Data segment:
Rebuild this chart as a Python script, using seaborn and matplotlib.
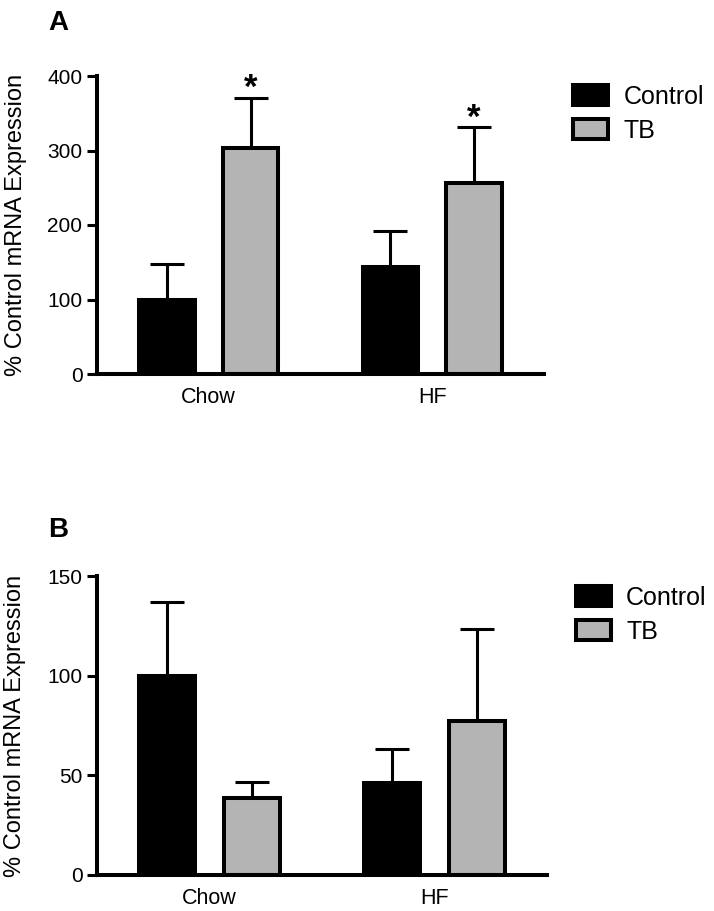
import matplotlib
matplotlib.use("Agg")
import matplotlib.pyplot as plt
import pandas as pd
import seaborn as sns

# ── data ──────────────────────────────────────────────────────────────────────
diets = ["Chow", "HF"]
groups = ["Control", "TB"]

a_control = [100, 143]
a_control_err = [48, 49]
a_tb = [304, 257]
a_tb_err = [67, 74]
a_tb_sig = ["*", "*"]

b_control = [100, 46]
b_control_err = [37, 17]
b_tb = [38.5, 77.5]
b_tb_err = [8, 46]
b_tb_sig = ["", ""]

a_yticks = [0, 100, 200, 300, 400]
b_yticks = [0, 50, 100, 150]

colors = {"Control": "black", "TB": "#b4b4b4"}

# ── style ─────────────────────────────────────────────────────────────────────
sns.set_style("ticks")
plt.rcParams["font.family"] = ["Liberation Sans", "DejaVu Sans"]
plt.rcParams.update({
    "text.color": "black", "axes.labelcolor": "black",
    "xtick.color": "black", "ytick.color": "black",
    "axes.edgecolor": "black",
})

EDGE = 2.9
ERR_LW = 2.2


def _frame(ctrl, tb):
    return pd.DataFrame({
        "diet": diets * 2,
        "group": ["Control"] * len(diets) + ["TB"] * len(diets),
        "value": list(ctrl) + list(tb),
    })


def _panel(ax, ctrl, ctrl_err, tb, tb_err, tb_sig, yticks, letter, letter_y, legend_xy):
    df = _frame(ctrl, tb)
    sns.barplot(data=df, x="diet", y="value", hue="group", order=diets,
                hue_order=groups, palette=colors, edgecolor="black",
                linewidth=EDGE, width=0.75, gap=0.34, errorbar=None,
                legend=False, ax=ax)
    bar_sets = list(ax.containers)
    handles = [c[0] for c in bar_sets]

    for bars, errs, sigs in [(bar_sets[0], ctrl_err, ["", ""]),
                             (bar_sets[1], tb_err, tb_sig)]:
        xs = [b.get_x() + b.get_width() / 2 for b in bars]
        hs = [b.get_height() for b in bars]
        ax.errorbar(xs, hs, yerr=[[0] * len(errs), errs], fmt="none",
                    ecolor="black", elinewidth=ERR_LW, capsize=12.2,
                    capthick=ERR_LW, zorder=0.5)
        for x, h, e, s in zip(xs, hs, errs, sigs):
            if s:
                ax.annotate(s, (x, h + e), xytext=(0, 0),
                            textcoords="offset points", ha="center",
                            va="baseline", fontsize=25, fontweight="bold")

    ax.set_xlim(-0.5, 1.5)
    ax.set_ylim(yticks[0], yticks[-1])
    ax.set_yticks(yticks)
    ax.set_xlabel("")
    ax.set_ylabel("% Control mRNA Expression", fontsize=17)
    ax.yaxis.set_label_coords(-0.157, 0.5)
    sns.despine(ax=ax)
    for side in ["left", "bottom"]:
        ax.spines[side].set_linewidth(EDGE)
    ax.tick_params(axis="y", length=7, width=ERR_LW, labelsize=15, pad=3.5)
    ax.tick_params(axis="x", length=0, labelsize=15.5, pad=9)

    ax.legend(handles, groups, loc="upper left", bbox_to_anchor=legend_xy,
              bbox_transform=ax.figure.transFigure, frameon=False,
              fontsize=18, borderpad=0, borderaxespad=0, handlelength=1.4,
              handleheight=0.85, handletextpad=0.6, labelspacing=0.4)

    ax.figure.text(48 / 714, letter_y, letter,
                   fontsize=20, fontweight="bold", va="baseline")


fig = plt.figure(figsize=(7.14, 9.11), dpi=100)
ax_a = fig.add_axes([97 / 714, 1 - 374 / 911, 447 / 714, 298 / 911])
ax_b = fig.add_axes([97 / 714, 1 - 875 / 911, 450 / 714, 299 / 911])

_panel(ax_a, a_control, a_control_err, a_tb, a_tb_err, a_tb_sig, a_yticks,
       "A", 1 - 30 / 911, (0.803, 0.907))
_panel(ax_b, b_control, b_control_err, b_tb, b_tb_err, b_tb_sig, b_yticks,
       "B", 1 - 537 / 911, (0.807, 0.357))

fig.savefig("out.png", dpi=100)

Exercise objective:
From the data above, gather every line that includes the word "seaborn".

Task solution:
Rebuild this chart as a Python script, using seaborn and matplotlib.
import seaborn as sns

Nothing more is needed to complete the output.